After her time in the prosecutor’s office, McMorrow was elected to the Cook County bench in 1976 and a decade later, to the First District Appellate Court, where she was became the first woman to chair the court’s executive committee.

McMorrow then went on to make history as the first woman to serve on the state Supreme Court in 1992 and then, the first female chief justice in 2002. She retired in 2005.

When she was sworn in as chief justice, McMorrow, according to the court’s release, said “I am the 115th chief justice of the Supreme Court of Illinois. You will notice after I take off my robe that I am the only one of the 114 chief justices who preceded me that wears a skirt.”

Chief Justice Thomas Kilbride said in a statement that as the first woman on the high court, McMorrow “was an inspiration to all women in the law in Illinois.”

“But through her courage, perseverance, wisdom, and character, she was a role model for all lawyers, regardless of gender,” he added. “Her legacy looms large over the Illinois legal system, evidenced by the fact we are the first court to include three women.”


During her time on the Supreme Court, McMorrow was involved in “tens of thousands” of cases, according to the court’s release that noted she authored 225 majority opinions and another 85 separate concurring or dissenting opinions.

One of the most well-known majority opinions she wrote came in 1997 in Best v. Taylor Machine Works. The court in that case held that tort-reform legislation seeking to cap non-economic damages for those injured through negligence was unconstitutional.


Tom Keefe, a Belleville attorney and interim dean at St. Louis University School of Law, said he argued before McMorrow during her time on the Supreme Court and occasionally ran into her at bar association events.

“I thought she was a very fine woman and distinguished jurist,” Keefe said. “She was very fair and very professional in my experiences in front of her. I thought she always treated litigants with respect and was well prepared.”

Her death, he said, is “certainly a loss for the profession.”

As president of the Women’s Bar Association of Illinois (WBAI), Karina Zabicki DeHayes said her group didn’t just lose a pioneer in the profession, but a friend.

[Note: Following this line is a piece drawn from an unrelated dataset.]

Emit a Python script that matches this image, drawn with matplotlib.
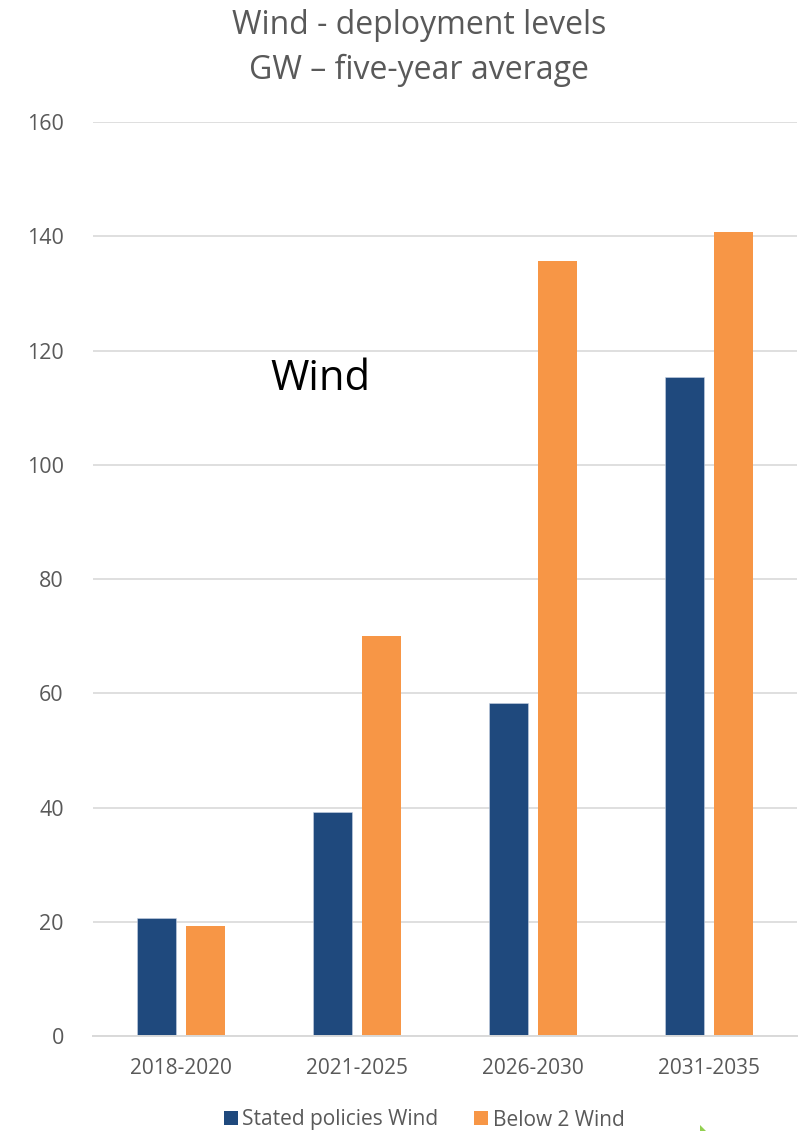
import matplotlib
matplotlib.use("Agg")
import matplotlib.pyplot as plt
from matplotlib.patches import Patch, Polygon
import numpy as np

# Data: five-year average wind deployment (GW)
periods = ["2018-2020", "2021-2025", "2026-2030", "2031-2035"]
stated_policies = [20.6, 39.2, 58.3, 115.4]
below_2 = [19.3, 70.1, 135.6, 140.7]
series_names = ["Stated policies Wind", "Below 2 Wind"]
y_ticks = [0, 20, 40, 60, 80, 100, 120, 140, 160]

BLUE = "#1F497D"
ORANGE = "#F79646"
TEXT = "#595959"
GRID = "#D9D9D9"

plt.rcParams["font.family"] = ["Open Sans", "DejaVu Sans"]

fig = plt.figure(figsize=(8.05, 11.31), dpi=100)
ax = fig.add_axes([93 / 805, 1 - 1036 / 1131, 704 / 805, 914 / 1131])

x = np.arange(len(periods))
w = 0.2216
off = 0.1406
ax.bar(x - off, stated_policies, width=w, color=BLUE, edgecolor="#C9D3E3",
       linewidth=0.4, zorder=3)
ax.bar(x + off, below_2, width=w, color=ORANGE, zorder=3)

ax.set_xlim(-0.5, len(periods) - 0.5)
ax.set_ylim(0, 160)
ax.set_yticks(y_ticks)
ax.set_yticklabels([str(v) for v in y_ticks])
ax.set_xticks(x)
ax.set_xticklabels(periods)

ax.grid(axis="y", color=GRID, linewidth=1.2, zorder=0)
ax.set_axisbelow(True)
for side in ["left", "right", "top"]:
    ax.spines[side].set_visible(False)
ax.spines["bottom"].set_color(GRID)
ax.spines["bottom"].set_linewidth(1.4)
ax.spines["bottom"].set_zorder(4)

ax.tick_params(axis="y", length=0, pad=21, labelsize=15.5, labelcolor=TEXT)
ax.tick_params(axis="x", length=0, pad=16, labelsize=15, labelcolor=TEXT)

# In-chart label
ax.text(0.795, 113.0, "Wind", fontsize=30, color="black",
        ha="center", va="baseline")

# Two-line title
fig.text(419 / 805, 1 - 25 / 1131, "Wind - deployment levels", fontsize=23,
         color=TEXT, ha="center", va="center")
fig.text(419 / 805, 1 - 70 / 1131, "GW \u2013 five-year average", fontsize=23,
         color=TEXT, ha="center", va="center")

handles = [Patch(facecolor=BLUE, edgecolor="none", label=series_names[0]),
           Patch(facecolor=ORANGE, edgecolor="none", label=series_names[1])]
leg = fig.legend(handles=handles, loc="center", ncol=2,
                 bbox_to_anchor=(424 / 805, 1 - 1120 / 1131),
                 frameon=False, fontsize=15, handlelength=0.67,
                 handleheight=0.67, handletextpad=0.2, columnspacing=1.75)
for t in leg.get_texts():
    t.set_color(TEXT)

# Small green marker at the bottom edge
fig.patches.append(Polygon([[700 / 805, 0], [700 / 805, 6 / 1131],
                            [706 / 805, 0]], closed=True,
                           transform=fig.transFigure, facecolor="#92D050",
                           edgecolor="none"))

fig.savefig("out.png", dpi=100)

McMorrow served as president of the WBAI from 1974 to 1975, but remained active with the group up until her passing, including attending a Jan. 31 event, DeHayes said.


“The one thing about Justice McMorrow was that she was very accessible,” she said. “When she went to events, she would make a point to reach out to some of the younger women and talk to them about what things were like when she was a young female attorney and the struggles that women faced then.”


In reading news articles about McMorrow’s death, DeHayes said she learned that the late justice believed being persuasive was better than being confrontational when it came to working with men.


McMorrow’s sentiment, DeHayes said, goes along with the WBAI’s theme for this year, “Women and Men Partnering for Excellence.”


“Seeing men as allies is something that I think was part of her spirit, a principle she stood for,” DeHayes said, adding that McMorrow gave so much to the WBAI over the years in both support and as a symbol of inspiration.


Saying that she feels privileged to have known McMorrow, Simon said the late justice managed to be a pioneer in the profession with grace.


Even though she was retired, Simon said McMorrow continued to attend events, like the luncheon at SIUC, to answer questions from aspiring attorneys in her ongoing mission to improve the legal profession.  


She was friendly to everyone and had a great sense of humor, Simon said, recalling the last time she and her husband had lunch with McMorrow.


“We had so much fun. We went to a restaurant that she went to often enough that the waiters were charmed by her and knew exactly what she wanted,” Simon said. “I think it was half the fish and all of the dessert.”